As far as batteries, my recommendations are twofold: Get the highest-wattage charger you can (probably a 170watt for the T520, I think) and the largest battery possible. New ones are available on eBay. You want the "extended life" models. They're not great, but they should get you a few hours of usage. Depending on what you get and where it's from, it's another $20-$50.
I wish the graphic driver could be better as playing Youtube videos constantly crashes Firefox on Ubuntu. Other than that I have nothing to complain. I have been using it for 3+ years with zero maintenance (I didn't even bother to clean the fan) and it never failed me.
I have a second "new" Dell workstation laptop standing by just in case it breaks down. But it is a Windows machine with 32GB of memory, so I'll probably use WSL2 instead.
Not sure if the T470S had the Nvidia option but disabling Optimus (and going either fully with the Nvidia chip or integrated intel GPU) can also solve issues sometimes
Do you have the xf86-video-intel driver installed? Try removing that package and just relying on the kernel modesetting DRI driver instead. That's been the recommended way to run Intel graphics for long time now.
I don't know if that's your issue, but it this caused a lot of weird issues on my x270 with Firefox.
It is in a mint condition, not a single scratch, and I don't want to throw it out for sure. I have an old OpenBSD on it, it is perfect for some light C coding using mg. :)
But if the password is a harddisk password, you are SOL :( You will need to get a new HD.
I found this: http://asknotes.com/2018/09/04/removing-supervisor-password-...
I am not certain, however! We will see.
For the tech people at work it was not a too difficult thing to do.
I am no longer there, so I have no one to ask now :(
IT data destruction companies all remove the storage, and put the device back on ebay the same day.
I spent $100 on what I thought was a legit and reputable local middleman for laptop batteries (of course they just buy from China), but even then first battery was half dead on arrival, and second free replacement was dead in around just under a year with rapid capacity decline after 6 months.
I am going to look at another vendor. Maybe GreenCell?
i guess i am a hoarder? Hate to throw away useful working things..
It's difficult to know exactly when a server might fail. It might be within 1 month of its build, it might be 50 years. But what's clear is that failure isn't less likely as the machine gets older, it's more likely. There are outliers, but they;re rare. The failure modes for these things are well recorded, and the whole thing is designed to fail within a certain number of hours (if it's not the hard drive, it's the fan, the cpu, the memory, the capacitors, the solder joints, etc). It doesn't get better as it ages.
But environmental stress is often a predictor of how long it lives. If the machine is cooled properly, in a low-humidity environment, is jostled less, run at low-capacity (fans not running as hard, temperature not as high, disks not written to as much, etc), then it lives longer. So you can decrease the probability of failure, and it may live longer. But it also might drop dead tomorrow, because again there may be manufacturing flaws.

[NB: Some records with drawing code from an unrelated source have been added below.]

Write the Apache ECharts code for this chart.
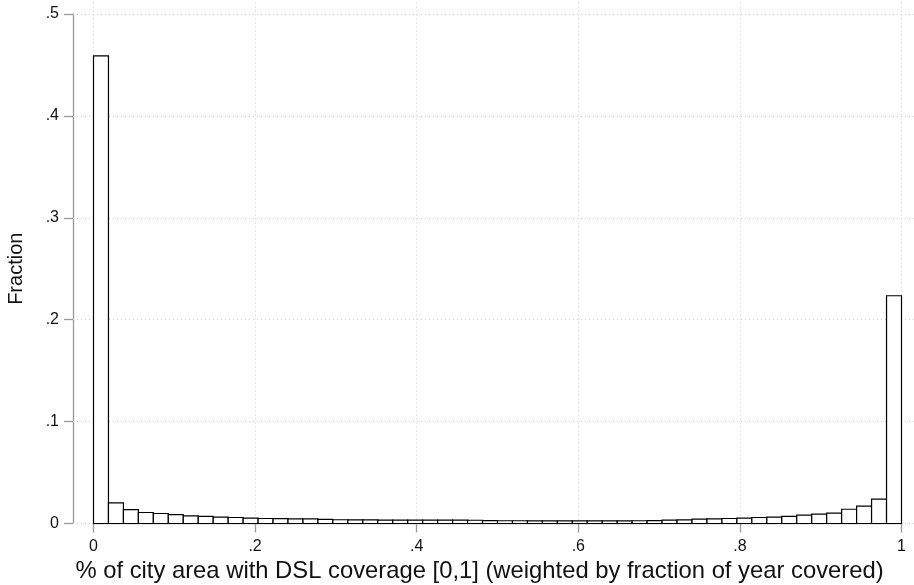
<!DOCTYPE html>
<html>
<head>
<meta charset="utf-8">
<script src="https://cdn.jsdelivr.net/npm/echarts@6/dist/echarts.min.js"></script>
<style>
html,body{margin:0;padding:0;background:#fff;}
#chart{width:914px;height:585px;}
</style>
</head>
<body>
<div id="chart"></div>
<script>
// ---- data ----
const binCount = 54;               // histogram bins over [0,1]
const fractions = [
  0.459, 0.0202, 0.0137, 0.0108, 0.0098, 0.0088, 0.0075, 0.0069, 0.0062, 0.0059,
  0.0052, 0.0049, 0.0047, 0.0046, 0.0046, 0.0040, 0.0037, 0.0035, 0.0035, 0.0034,
  0.0034, 0.0034, 0.0034, 0.0033, 0.0033, 0.0032, 0.0028, 0.0027, 0.0027, 0.0026,
  0.0026, 0.0026, 0.0026, 0.0026, 0.0026, 0.0026, 0.0027, 0.0028, 0.0033, 0.0036,
  0.0042, 0.0046, 0.0049, 0.0052, 0.0059, 0.0062, 0.0069, 0.0082, 0.0092, 0.0101,
  0.0140, 0.0170, 0.0239, 0.2235
];
const xTickValues = [0, 0.2, 0.4, 0.6, 0.8, 1];
const xTickLabels = ['0', '.2', '.4', '.6', '.8', '1'];
const yTickValues = [0, 0.1, 0.2, 0.3, 0.4, 0.5];
const yTickLabels = ['0', '.1', '.2', '.3', '.4', '.5'];
const xTitle = '% of city area with DSL coverage [0,1] (weighted by fraction of year covered)';
const yTitle = 'Fraction';

// ---- layout ----
const W = 914, H = 585;
const plotL = 93.5, plotR = 901.5, plotT = 14, plotB = 523.5;
const outerL = 73, outerR = 914, outerT = 0;
const pxPerX = (plotR - plotL) / 1, pxPerY = (plotB - plotT) / 0.5;

const bins = fractions.map((v, i) => [i / binCount, (i + 1) / binCount, v]);

const gridMarks = [];
xTickValues.forEach(v => gridMarks.push({ xAxis: v }));
yTickValues.forEach(v => gridMarks.push({ yAxis: v }));

const fontFam = '"Liberation Sans", Arial, Helvetica, sans-serif';
const axisGray = '#9a9a9a';

const chart = echarts.init(document.getElementById('chart'), null, { renderer: 'canvas' });
chart.setOption({
  backgroundColor: '#ffffff',
  animation: false,
  grid: [
    { left: plotL, right: W - plotR, top: plotT, bottom: H - plotB, containLabel: false, outerBoundsMode: 'none' },
    { left: outerL, right: W - outerR, top: outerT, bottom: H - plotB, containLabel: false, outerBoundsMode: 'none' }
  ],
  xAxis: [
    {
      type: 'value', gridIndex: 0, min: 0, max: 1, interval: 0.2,
      axisLine: { show: true, onZero: false, lineStyle: { color: axisGray, width: 1.3 } },
      axisTick: { show: true, length: 9, lineStyle: { color: axisGray, width: 1.3 } },
      axisLabel: {
        margin: 15, color: '#111', fontSize: 16, fontFamily: fontFam,
        formatter: v => { const i = xTickValues.findIndex(t => Math.abs(t - v) < 1e-9); return i >= 0 ? xTickLabels[i] : ''; }
      },
      splitLine: { show: false },
      name: xTitle, nameLocation: 'middle', nameGap: 36,
      nameTextStyle: { color: '#111', fontSize: 23.8, fontFamily: fontFam, padding: [0, 36, 0, 0] }
    },
    {
      type: 'value', gridIndex: 1,
      min: -(plotL - outerL) / pxPerX, max: 1 + (outerR - plotR) / pxPerX,
      show: false, splitLine: { show: false }
    }
  ],
  yAxis: [
    {
      type: 'value', gridIndex: 0, min: 0, max: 0.5, interval: 0.1,
      offset: plotL - outerL,
      axisLine: { show: true, onZero: false, lineStyle: { color: axisGray, width: 1.3 } },
      axisTick: { show: true, length: 9, lineStyle: { color: axisGray, width: 1.3 } },
      axisLabel: {
        margin: 14, color: '#111', fontSize: 16, fontFamily: fontFam,
        formatter: v => { const i = yTickValues.findIndex(t => Math.abs(t - v) < 1e-9); return i >= 0 ? yTickLabels[i] : ''; }
      },
      splitLine: { show: false },
      name: yTitle, nameLocation: 'middle', nameGap: 47, nameRotate: 90,
      nameTextStyle: { color: '#111', fontSize: 20, fontFamily: fontFam }
    },
    {
      type: 'value', gridIndex: 1,
      min: 0, max: 0.5 + (plotT - outerT) / pxPerY,
      show: false, splitLine: { show: false }
    }
  ],
  series: [
    {
      type: 'line', xAxisIndex: 1, yAxisIndex: 1, data: [], z: 1, silent: true,
      markLine: {
        silent: true, symbol: ['none', 'none'], animation: false,
        label: { show: false },
        lineStyle: { color: '#cfcfcf', type: [1, 3], width: 1 },
        emphasis: { disabled: true },
        data: gridMarks
      }
    },
    {
      type: 'custom', xAxisIndex: 0, yAxisIndex: 0, z: 5, silent: true,
      encode: { x: [0, 1], y: 2 },
      data: bins,
      renderItem: (params, api) => {
        const a = api.coord([api.value(0), api.value(2)]);
        const b = api.coord([api.value(1), 0]);
        return {
          type: 'rect',
          shape: { x: a[0], y: a[1], width: b[0] - a[0], height: b[1] - a[1] },
          style: { fill: '#ffffff', stroke: '#000000', lineWidth: 1.2 }
        };
      }
    }
  ]
});
</script>
</body>
</html>
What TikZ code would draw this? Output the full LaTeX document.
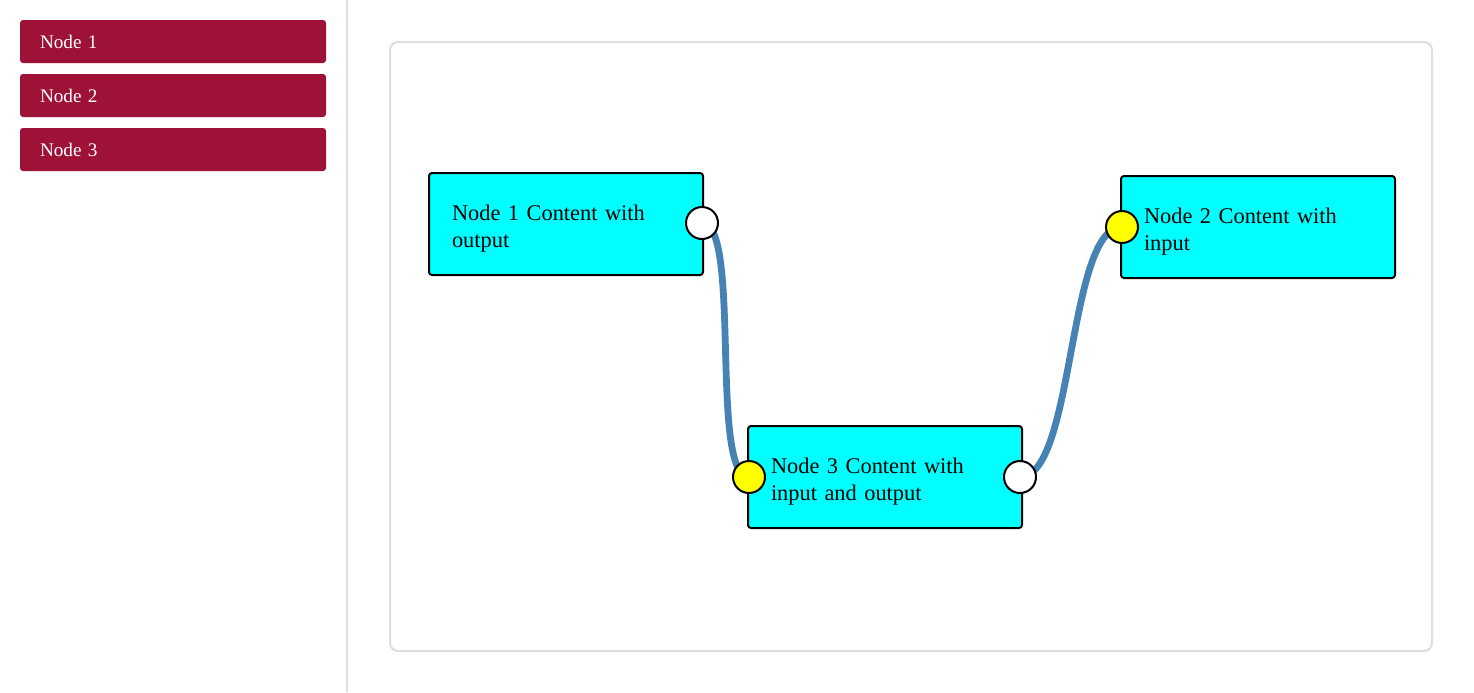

If given the choice, I wouldn't buy an old machine, because I don't know what kind of stress it's had, and the math is stacked against it.
Is this true? Doesn't most hardware have a dip in failure rate in the middle of its average lifespan?
I also believe there's a psychic component to failures. The machines know when you're close to product launch, or when someone has just discovered the servers haven't been maintained in a while and are at risk of failing. Then they'll fail for sure. Especially if there are hot-spare or backup servers, which will conveniently fail as well.
I wouldn't be surprised if its DVD drive is also okay and if you gave me a disc I could read the stuff off of it for you. Now there's something not everyone can do these days.
It weighs less than 2kg and is perfect for light duties.